Purchased for a neighborhood get together as something ‘a little different,’ Belgica found its way into my glass just a bit before the crowd showed up. Like, three days. But it was a new beer to me, and new beers don’t sit untouched for too long in my back room mini fridge.

I love Belgian style ales. I like IPAs. For me, this combo seemed to be risky, but overflowing with possibility. It poured more IPA than Belgian. It lacked that beautiful opaque, unfiltered look of a tripel, despite being about the same shade of orange. It did, however, show its Belgian background on the nose. It was sweet, yeasty and citrusy, but less in a hop-bomb sort of way and more in a mellow manner. The taste was, well, odd. The Belgian roots led the parade of flavors, definitely. It reminisced of some of my favorite brews of this style, but didn’t settle long on that taste.
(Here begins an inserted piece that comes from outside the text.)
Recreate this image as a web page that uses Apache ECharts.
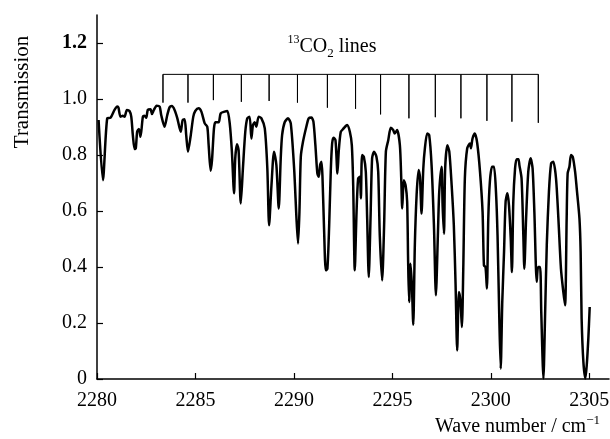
<!DOCTYPE html>
<html>
<head>
<meta charset="utf-8">
<script src="https://cdn.jsdelivr.net/npm/echarts@6/dist/echarts.min.js"></script>
<style>
  html, body { margin: 0; padding: 0; background: #fff; }
  #chart { width: 610px; height: 439px; }
</style>
</head>
<body>
<div id="chart"></div>
<script>
// 波数 (cm^-1) 与透射率, 从图上逐点读取
const waveNumber = [
  2280.08, 2280.30, 2280.52, 2280.69, 2280.89, 2281.03, 2281.09, 2281.19, 2281.31, 2281.40,
  2281.52, 2281.65, 2281.74, 2281.82, 2281.91, 2281.97, 2282.04, 2282.13, 2282.21, 2282.33,
  2282.41, 2282.50, 2282.58, 2282.72, 2282.79, 2282.89, 2283.03, 2283.18, 2283.26, 2283.43,
  2283.57, 2283.69, 2283.80, 2283.94, 2284.08, 2284.25, 2284.35, 2284.45, 2284.53, 2284.62,
  2284.75, 2284.89, 2284.99, 2285.16, 2285.30, 2285.47, 2285.60, 2285.67, 2285.77, 2285.84,
  2285.94, 2286.01, 2286.18, 2286.28, 2286.48, 2286.62, 2286.74, 2286.85, 2286.96, 2287.02,
  2287.11, 2287.19, 2287.30, 2287.41, 2287.53, 2287.63, 2287.75, 2287.84, 2287.92, 2288.01,
  2288.09, 2288.21, 2288.35, 2288.52, 2288.65, 2288.74, 2288.86, 2288.99, 2289.11, 2289.23,
  2289.33, 2289.40, 2289.53, 2289.70, 2289.84, 2290.01, 2290.13, 2290.21, 2290.28, 2290.35,
  2290.46, 2290.63, 2290.75, 2290.89, 2290.99, 2291.09, 2291.19, 2291.26, 2291.33, 2291.40,
  2291.45, 2291.53, 2291.62, 2291.70, 2291.79, 2291.87, 2291.94, 2292.01, 2292.11, 2292.21,
  2292.28, 2292.38, 2292.50, 2292.70, 2292.84, 2292.94, 2293.01, 2293.09, 2293.18, 2293.26,
  2293.35, 2293.40, 2293.46, 2293.55, 2293.65, 2293.72, 2293.80, 2293.89, 2293.97, 2294.07,
  2294.19, 2294.28, 2294.36, 2294.48, 2294.58, 2294.67, 2294.79, 2294.92, 2295.04, 2295.12,
  2295.24, 2295.38, 2295.45, 2295.50, 2295.58, 2295.67, 2295.75, 2295.80, 2295.85, 2295.92,
  2295.99, 2296.06, 2296.14, 2296.23, 2296.33, 2296.40, 2296.48, 2296.57, 2296.65, 2296.77,
  2296.87, 2296.99, 2297.11, 2297.21, 2297.31, 2297.38, 2297.50, 2297.55, 2297.62, 2297.68,
  2297.79, 2297.89, 2298.01, 2298.12, 2298.21, 2298.29, 2298.38, 2298.46, 2298.53, 2298.60,
  2298.68, 2298.80, 2298.94, 2298.99, 2299.07, 2299.19, 2299.31, 2299.45, 2299.58, 2299.65,
  2299.73, 2299.80, 2299.87, 2299.95, 2300.06, 2300.16, 2300.26, 2300.34, 2300.43, 2300.50,
  2300.58, 2300.67, 2300.75, 2300.84, 2300.92, 2301.01, 2301.07, 2301.14, 2301.23, 2301.31,
  2301.40, 2301.45, 2301.56, 2301.65, 2301.70, 2301.79, 2301.90, 2302.02, 2302.12, 2302.21,
  2302.33, 2302.40, 2302.50, 2302.56, 2302.67, 2302.75, 2302.84, 2302.95, 2303.06, 2303.17,
  2303.31, 2303.43, 2303.56, 2303.68, 2303.77, 2303.85, 2303.90, 2303.99, 2304.07, 2304.16,
  2304.28, 2304.36, 2304.50, 2304.56, 2304.61, 2304.70, 2304.80, 2304.87, 2304.95, 2305.02
]
const transmission = [
  0.925, 0.710, 0.931, 0.933, 0.961, 0.973, 0.969, 0.937, 0.940, 0.937,
  0.961, 0.957, 0.937, 0.871, 0.821, 0.824, 0.883, 0.893, 0.865, 0.937,
  0.940, 0.933, 0.961, 0.963, 0.946, 0.961, 0.976, 0.973, 0.943, 0.901,
  0.943, 0.971, 0.975, 0.961, 0.931, 0.883, 0.925, 0.928, 0.871, 0.812,
  0.865, 0.937, 0.957, 0.967, 0.955, 0.913, 0.901, 0.835, 0.744, 0.782,
  0.895, 0.917, 0.917, 0.949, 0.955, 0.957, 0.913, 0.812, 0.663, 0.788,
  0.838, 0.818, 0.627, 0.752, 0.883, 0.931, 0.937, 0.859, 0.907, 0.917,
  0.901, 0.937, 0.931, 0.895, 0.752, 0.549, 0.692, 0.812, 0.764, 0.609,
  0.788, 0.871, 0.917, 0.931, 0.913, 0.752, 0.573, 0.484, 0.597, 0.794,
  0.847, 0.901, 0.931, 0.934, 0.919, 0.835, 0.734, 0.722, 0.764, 0.776,
  0.722, 0.537, 0.388, 0.394, 0.549, 0.740, 0.841, 0.862, 0.853, 0.734,
  0.818, 0.883, 0.893, 0.907, 0.883, 0.835, 0.692, 0.388, 0.597, 0.716,
  0.722, 0.645, 0.800, 0.794, 0.740, 0.573, 0.364, 0.573, 0.788, 0.812,
  0.794, 0.740, 0.513, 0.352, 0.549, 0.812, 0.853, 0.897, 0.889, 0.877,
  0.889, 0.835, 0.716, 0.609, 0.710, 0.692, 0.633, 0.418, 0.275, 0.412,
  0.335, 0.194, 0.478, 0.657, 0.746, 0.722, 0.591, 0.752, 0.824, 0.877,
  0.871, 0.764, 0.549, 0.299, 0.513, 0.669, 0.758, 0.621, 0.519, 0.752,
  0.835, 0.812, 0.692, 0.549, 0.335, 0.102, 0.311, 0.275, 0.186, 0.394,
  0.716, 0.824, 0.841, 0.824, 0.859, 0.877, 0.841, 0.740, 0.597, 0.406,
  0.400, 0.323, 0.573, 0.704, 0.758, 0.758, 0.669, 0.513, 0.215, 0.037,
  0.275, 0.454, 0.633, 0.663, 0.621, 0.502, 0.382, 0.633, 0.752, 0.785,
  0.785, 0.764, 0.716, 0.513, 0.394, 0.573, 0.740, 0.788, 0.752, 0.597,
  0.347, 0.400, 0.400, 0.240, 0.002, 0.215, 0.478, 0.669, 0.770, 0.776,
  0.716, 0.573, 0.394, 0.311, 0.263, 0.573, 0.734, 0.758, 0.800, 0.794,
  0.740, 0.681, 0.573, 0.454, 0.215, 0.060, 0.002, 0.049, 0.144, 0.257
]

// 13CO2 谱线位置 (梳状标记)
const lineCenters = [
  2283.35, 2284.62, 2285.91, 2287.33, 2288.74, 2290.18, 2291.70, 2293.13,
  2294.40, 2295.84, 2297.18, 2298.48, 2299.80, 2301.07, 2302.41
]
const lineBottoms = [
  0.987, 0.987, 0.996, 0.990, 0.993, 0.987, 0.969, 0.965,
  0.945, 0.931, 0.935, 0.931, 0.922, 0.919, 0.915
]
const combTop = 1.088

const xTicks = [2280, 2285, 2290, 2295, 2300, 2305]
const yTicks = [0, 0.2, 0.4, 0.6, 0.8, 1.0, 1.2]

const FONT = 'Liberation Serif'

const spectrum = waveNumber.map((x, i) => [x, transmission[i]])

// 梳子: 顶部横线 + 每条谱线一根竖线
const comb = []
lineCenters.forEach((x, i) => {
  comb.push([x, combTop])
  comb.push([x, lineBottoms[i]])
  comb.push([x, combTop])
})

const chart = echarts.init(document.getElementById('chart'), null, {renderer: 'canvas'})

const option = {
  backgroundColor: '#ffffff',
  animation: false,
  grid: {
    left: 97,
    right: 1,
    top: 15,
    bottom: 60,
    outerBoundsMode: 'none',
  },
  xAxis: {
    type: 'value',
    min: 2280,
    max: 2306,
    axisLine: {lineStyle: {color: '#000', width: 1.5}},
    axisTick: {
      show: true,
      inside: true,
      length: 6,
      customValues: xTicks,
      lineStyle: {color: '#000', width: 1.2},
    },
    axisLabel: {
      customValues: xTicks,
      margin: 12,
      fontFamily: FONT,
      fontSize: 20,
      color: '#000',
      formatter: (v) => String(v), // 不要千分位
    },
    splitLine: {show: false},
  },
  yAxis: {
    type: 'value',
    min: 0,
    max: 1.3,
    axisLine: {show: true, lineStyle: {color: '#000', width: 1.5}},
    axisTick: {
      show: true,
      inside: true,
      length: 6,
      customValues: yTicks,
      lineStyle: {color: '#000', width: 1.2},
    },
    axisLabel: {
      customValues: yTicks,
      margin: 10,
      fontFamily: FONT,
      fontSize: 20,
      color: '#000',
      formatter: function (v) {
        if (v === 0) return '0'
        if (Math.abs(v - 1.2) < 1e-6) return '{b|1.2}'
        return v.toFixed(1)
      },
      rich: {
        b: {fontFamily: FONT, fontSize: 20, fontWeight: 'bold', color: '#000'},
      },
    },
    splitLine: {show: false},
  },
  graphic: [
    {
      type: 'text',
      x: 22,
      y: 92,
      rotation: Math.PI / 2,
      style: {
        text: 'Transmission',
        font: '21px ' + FONT,
        fill: '#000',
        align: 'center',
        verticalAlign: 'middle',
      },
    },
    {
      type: 'text',
      x: 332,
      y: 47,
      style: {
        text: '{sup|13}{m|CO}{sub|2}{m| lines}',
        align: 'center',
        verticalAlign: 'middle',
        rich: {
          m: {fontFamily: FONT, fontSize: 20, color: '#000', lineHeight: 26},
          sup: {fontFamily: FONT, fontSize: 12, color: '#000', verticalAlign: 'top', lineHeight: 14},
          sub: {fontFamily: FONT, fontSize: 13, color: '#000', verticalAlign: 'bottom', lineHeight: 14},
        },
      },
    },
    {
      type: 'text',
      x: 600,
      y: 427,
      style: {
        text: '{m|Wave number / cm}{sup|\u22121}',
        align: 'right',
        verticalAlign: 'middle',
        rich: {
          m: {fontFamily: FONT, fontSize: 20, color: '#000', lineHeight: 26},
          sup: {fontFamily: FONT, fontSize: 13, color: '#000', verticalAlign: 'top', lineHeight: 14},
        },
      },
    },
  ],
  series: [
    {
      name: 'spectrum',
      type: 'line',
      data: spectrum,
      showSymbol: false,
      smooth: 0.25,
      lineStyle: {color: '#000', width: 2.5},
      z: 3,
    },
    {
      name: 'comb',
      type: 'line',
      data: comb,
      showSymbol: false,
      lineStyle: {color: '#000', width: 1},
      z: 2,
    },
  ],
}

chart.setOption(option)
</script>
</body>
</html>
Instead, it rushed quickly into a bittering center, not overly so, but definitely enough to blend with the initial sweetness and create an ironic combination that I would have never thought would work. But it does. The ending comes back around Belgian-style, a sweetness that coats rather than a bitter that lingers, it is pleasant, leaving you wanting more.

Not much lacing and not much in the way of beauty, the real action in this brew is in the bookends of Belgian and the center of hops. A great combination and a creatively crafted brew from Great Divide.